#### Source excerpt:
------------------------------------

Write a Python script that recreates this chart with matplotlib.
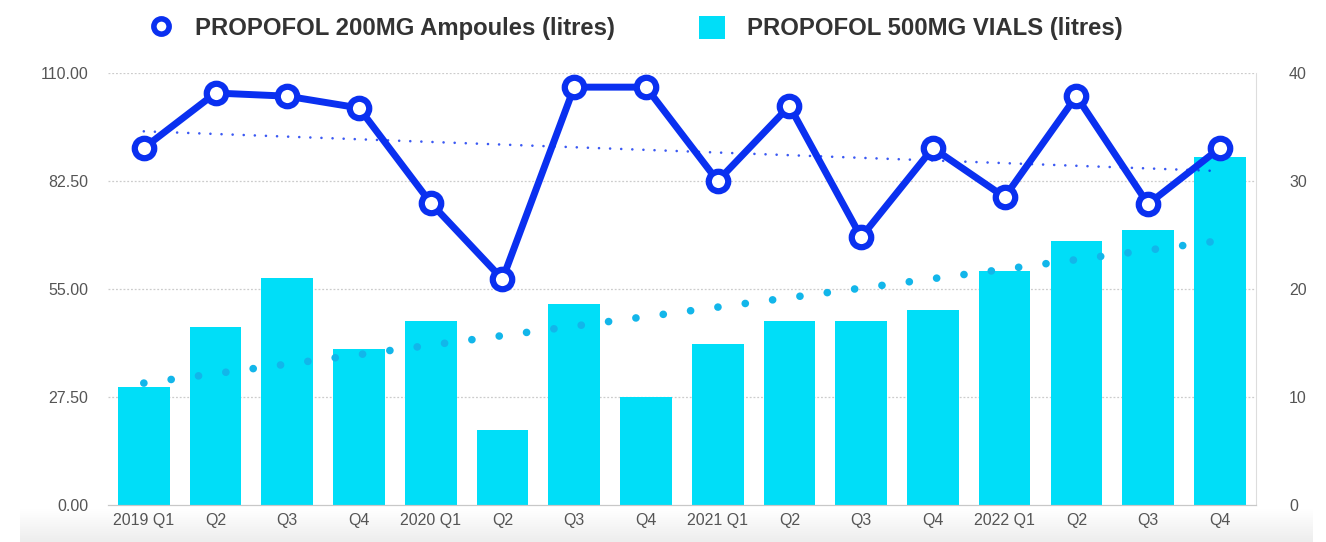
import matplotlib
matplotlib.use("Agg")
import matplotlib.pyplot as plt
from matplotlib.lines import Line2D
import numpy as np

plt.rcParams['font.family'] = ['Liberation Sans', 'DejaVu Sans']

# data
quarters = ["2019 Q1", "Q2", "Q3", "Q4", "2020 Q1", "Q2", "Q3", "Q4",
            "2021 Q1", "Q2", "Q3", "Q4", "2022 Q1", "Q2", "Q3", "Q4"]
ampoules_200mg = [90.9, 104.9, 104.1, 101.1, 76.9, 57.5, 106.4, 106.4,
                  82.5, 101.6, 68.2, 90.9, 78.4, 104.1, 76.6, 90.9]
vials_500mg = [10.9, 16.5, 21.0, 14.4, 17.0, 6.9, 18.6, 10.0,
               14.9, 17.0, 17.0, 18.1, 21.7, 24.4, 25.5, 32.2]
left_ticks = [0, 27.5, 55, 82.5, 110]
right_ticks = [0, 10, 20, 30, 40]

line_col = "#0a30f0"
bar_col = "#00def8"
bar_trend_col = "#12b6ea"
txt_col = "#555555"

fig = plt.figure(figsize=(13.26, 5.42), dpi=100)

# light grey band along the bottom (white -> pale grey)
bg = fig.add_axes([0.015, 0.0, 0.975, 0.06], zorder=-5)
shade = np.linspace(1.0, 0.93, 50)
grad = np.dstack([shade, shade, shade]).reshape(-1, 1, 3)
bg.imshow(grad, aspect="auto", origin="upper")
bg.axis("off")

ax = fig.add_axes([0.0814, 0.0683, 0.8656, 0.797])
ax2 = ax.twinx()
x = np.arange(len(quarters))

# bars on the right axis
ax2.bar(x, vials_500mg, width=0.72, color=bar_col, zorder=2,
        label="PROPOFOL 500MG VIALS (litres)")
k, b = np.polyfit(x, vials_500mg, 1)
ax2.plot(x, k * x + b, color=bar_trend_col, lw=5.5,
         linestyle=(0, (0.01, 3.6)), dash_capstyle="round", zorder=3)
ax2.set_ylim(0, 40)
ax2.set_yticks(right_ticks)
ax2.set_yticklabels([str(t) for t in right_ticks])

# line on the left axis, drawn above the bars
ax.set_zorder(ax2.get_zorder() + 1)
ax.patch.set_visible(False)
ax.plot(x, ampoules_200mg, color=line_col, lw=5, marker="o", ms=14,
        mfc="white", mec=line_col, mew=4.5, zorder=4)
k2, b2 = np.polyfit(x, ampoules_200mg, 1)
ax.plot(x, k2 * x + b2, color=line_col, lw=1.9,
        linestyle=(0, (0.01, 4.2)), dash_capstyle="round", zorder=3, alpha=0.8)
ax.set_ylim(0, 110)
ax.set_yticks(left_ticks)
ax.set_yticklabels([f"{t:.2f}" for t in left_ticks])
ax.set_xlim(-0.5, len(quarters) - 0.5)
ax.set_xticks(x)
ax.set_xticklabels(quarters)

for t in left_ticks[1:]:
    ax2.axhline(t * 40 / 110, color="#cccccc", lw=0.9, ls=(0, (1.5, 1.5)), zorder=1)

for a in (ax, ax2):
    for s in ("top", "left", "right"):
        a.spines[s].set_visible(False)
    a.spines["bottom"].set_color("#c8c8c8")
    a.tick_params(length=0, colors=txt_col, labelsize=11.5)
ax2.spines["right"].set_visible(True)
ax2.spines["right"].set_color("#dddddd")
ax.tick_params(axis="y", pad=14)
ax2.tick_params(axis="y", pad=24)
ax.tick_params(axis="x", pad=6)

line_handle = Line2D([], [], ls="none", marker="o", ms=11, mfc="white",
                     mec=line_col, mew=4)
h2, l2 = ax2.get_legend_handles_labels()
leg = fig.legend([line_handle] + h2,
                 ["PROPOFOL 200MG Ampoules (litres)"] + l2,
                 loc="center", bbox_to_anchor=(0.479, 0.948), ncol=2,
                 frameon=False, prop={"weight": "bold", "size": 17.2},
                 columnspacing=3.5, handlelength=1.1, handleheight=1.1,
                 handletextpad=0.9)
for t in leg.get_texts():
    t.set_color("#333333")

fig.savefig("out.png", dpi=100)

------------------------------------

#### Exercise requirements:
All the lines above are to be reproduced exactly, except the pictures.

#### Output below:
Write a Python script that recreates this chart with matplotlib.
import matplotlib
matplotlib.use("Agg")
import matplotlib.pyplot as plt
from matplotlib.lines import Line2D
import numpy as np

plt.rcParams['font.family'] = ['Liberation Sans', 'DejaVu Sans']

# data
quarters = ["2019 Q1", "Q2", "Q3", "Q4", "2020 Q1", "Q2", "Q3", "Q4",
            "2021 Q1", "Q2", "Q3", "Q4", "2022 Q1", "Q2", "Q3", "Q4"]
ampoules_200mg = [90.9, 104.9, 104.1, 101.1, 76.9, 57.5, 106.4, 106.4,
                  82.5, 101.6, 68.2, 90.9, 78.4, 104.1, 76.6, 90.9]
vials_500mg = [10.9, 16.5, 21.0, 14.4, 17.0, 6.9, 18.6, 10.0,
               14.9, 17.0, 17.0, 18.1, 21.7, 24.4, 25.5, 32.2]
left_ticks = [0, 27.5, 55, 82.5, 110]
right_ticks = [0, 10, 20, 30, 40]

line_col = "#0a30f0"
bar_col = "#00def8"
bar_trend_col = "#12b6ea"
txt_col = "#555555"

fig = plt.figure(figsize=(13.26, 5.42), dpi=100)

# light grey band along the bottom (white -> pale grey)
bg = fig.add_axes([0.015, 0.0, 0.975, 0.06], zorder=-5)
shade = np.linspace(1.0, 0.93, 50)
grad = np.dstack([shade, shade, shade]).reshape(-1, 1, 3)
bg.imshow(grad, aspect="auto", origin="upper")
bg.axis("off")

ax = fig.add_axes([0.0814, 0.0683, 0.8656, 0.797])
ax2 = ax.twinx()
x = np.arange(len(quarters))

# bars on the right axis
ax2.bar(x, vials_500mg, width=0.72, color=bar_col, zorder=2,
        label="PROPOFOL 500MG VIALS (litres)")
k, b = np.polyfit(x, vials_500mg, 1)
ax2.plot(x, k * x + b, color=bar_trend_col, lw=5.5,
         linestyle=(0, (0.01, 3.6)), dash_capstyle="round", zorder=3)
ax2.set_ylim(0, 40)
ax2.set_yticks(right_ticks)
ax2.set_yticklabels([str(t) for t in right_ticks])

# line on the left axis, drawn above the bars
ax.set_zorder(ax2.get_zorder() + 1)
ax.patch.set_visible(False)
ax.plot(x, ampoules_200mg, color=line_col, lw=5, marker="o", ms=14,
        mfc="white", mec=line_col, mew=4.5, zorder=4)
k2, b2 = np.polyfit(x, ampoules_200mg, 1)
ax.plot(x, k2 * x + b2, color=line_col, lw=1.9,
        linestyle=(0, (0.01, 4.2)), dash_capstyle="round", zorder=3, alpha=0.8)
ax.set_ylim(0, 110)
ax.set_yticks(left_ticks)
ax.set_yticklabels([f"{t:.2f}" for t in left_ticks])
ax.set_xlim(-0.5, len(quarters) - 0.5)
ax.set_xticks(x)
ax.set_xticklabels(quarters)

for t in left_ticks[1:]:
    ax2.axhline(t * 40 / 110, color="#cccccc", lw=0.9, ls=(0, (1.5, 1.5)), zorder=1)

for a in (ax, ax2):
    for s in ("top", "left", "right"):
        a.spines[s].set_visible(False)
    a.spines["bottom"].set_color("#c8c8c8")
    a.tick_params(length=0, colors=txt_col, labelsize=11.5)
ax2.spines["right"].set_visible(True)
ax2.spines["right"].set_color("#dddddd")
ax.tick_params(axis="y", pad=14)
ax2.tick_params(axis="y", pad=24)
ax.tick_params(axis="x", pad=6)

line_handle = Line2D([], [], ls="none", marker="o", ms=11, mfc="white",
                     mec=line_col, mew=4)
h2, l2 = ax2.get_legend_handles_labels()
leg = fig.legend([line_handle] + h2,
                 ["PROPOFOL 200MG Ampoules (litres)"] + l2,
                 loc="center", bbox_to_anchor=(0.479, 0.948), ncol=2,
                 frameon=False, prop={"weight": "bold", "size": 17.2},
                 columnspacing=3.5, handlelength=1.1, handleheight=1.1,
                 handletextpad=0.9)
for t in leg.get_texts():
    t.set_color("#333333")

fig.savefig("out.png", dpi=100)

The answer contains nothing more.